How Are Optimistic Rollups Further Improved By Shared Sequencing?
- Sequencers play a significant role in optimistic rollups, the layer 2 scaling solution for Ethereum.
- However, their centralized role has led people to research the concept of shared sequencing.
The launch of Ethereum is considered by many, a major step in directing the flow of cryptocurrencies and the blockchain sector. It came up with the features of smart contracts and dApps, which became the base for decentralized finance (DeFi) and marched on to hold billions of dollars.
However, as more users and developers, started joining the network, people soon realized the limitations of Ethereum. These were evident from the high transaction fees and slow processing time, which would irritate users and sometimes force them to move over to other networks.
Realizing this, several enthusiasts started researching possible scaling solutions, and the most promising came in the form of Layer 2 solutions. Among them, Optimistic rollups were the most promising and attracted severe attention. They work by processing transactions off the main chain, bundling several of them (that’s why rollups), and processing them together.
However, they still rely on the security of the mainchain to verify these transactions and finally execute them. These bundles are considered optimistic, i.e., all the transactions are assumed to be legitimate. A time window is also provided where people can challenge any transaction by solving a fraud-proof, and if accepted, the rollup is re-executed by removing the malicious transaction.
In these rollups, a sequencer plays a pretty significant role. They are the ones responsible for collecting several transactions, creating a rollup for them, and finally submitting it to the main chain for validation. They also stand to resolve any fraud proofs, and their role can be considered similar to that of validators in a Proof of Stake (PoS) mechanism.
Sequencers have high levels of control and authority over the rollup chain, which they can misuse to engage in unfair practices. They have control over ordering the transactions, their inclusion, and their execution order. They can willingly, refuse to accept any transaction in the rollup, forcing the user to visit the main chain and pay higher gas fees.
They can perform front-running, by manipulating the order of transactions and extracting, what is called miner extractable value (MEV). Hence, a sequencer is semi-trusted by the users, to take up their transaction and include it in the roll-up. Although they can’t stop, surely they can delay users access to rollups and themselves earn profits.
Shared Sequencing
In this concept, several rollups depend on a single sequencer to make the bundle and submit it to the main chain for verification. From the point of view of the sequencer, he can include a set of transactions in multiple rollups. The transactions are grouped and called atomic. The sequencer needs to include all the transactions within this atomic set in multiple rollups or include none.
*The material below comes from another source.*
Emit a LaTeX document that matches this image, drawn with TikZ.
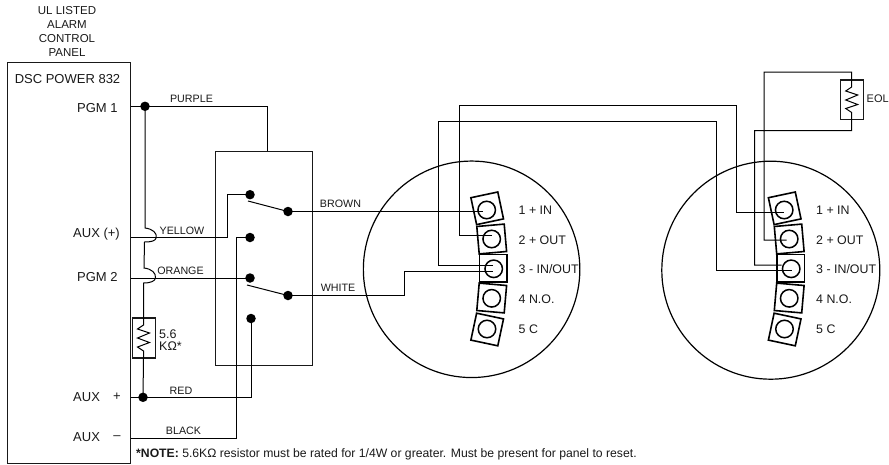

From the user’s point of view, the group that holds their transactions has only two fates either success or failure. It will no longer be unnecessarily delayed, bringing extra costs. Users can participate in cross-rollups, by grouping their transactions into multiple rollups, and at least some are executed.
Conclusion
Although the sequencer will practice atomic inclusion, atomic execution is not guaranteed because of the presence of some highly complex transactions common in DeFi. The trust issue still prevails, with users having to trust the sequencer, to be honest and not include malicious transactions,
Although challenges exist, the concept is still under research and testing and, once done, may hold the potential to revolutionize how these rollups are executed.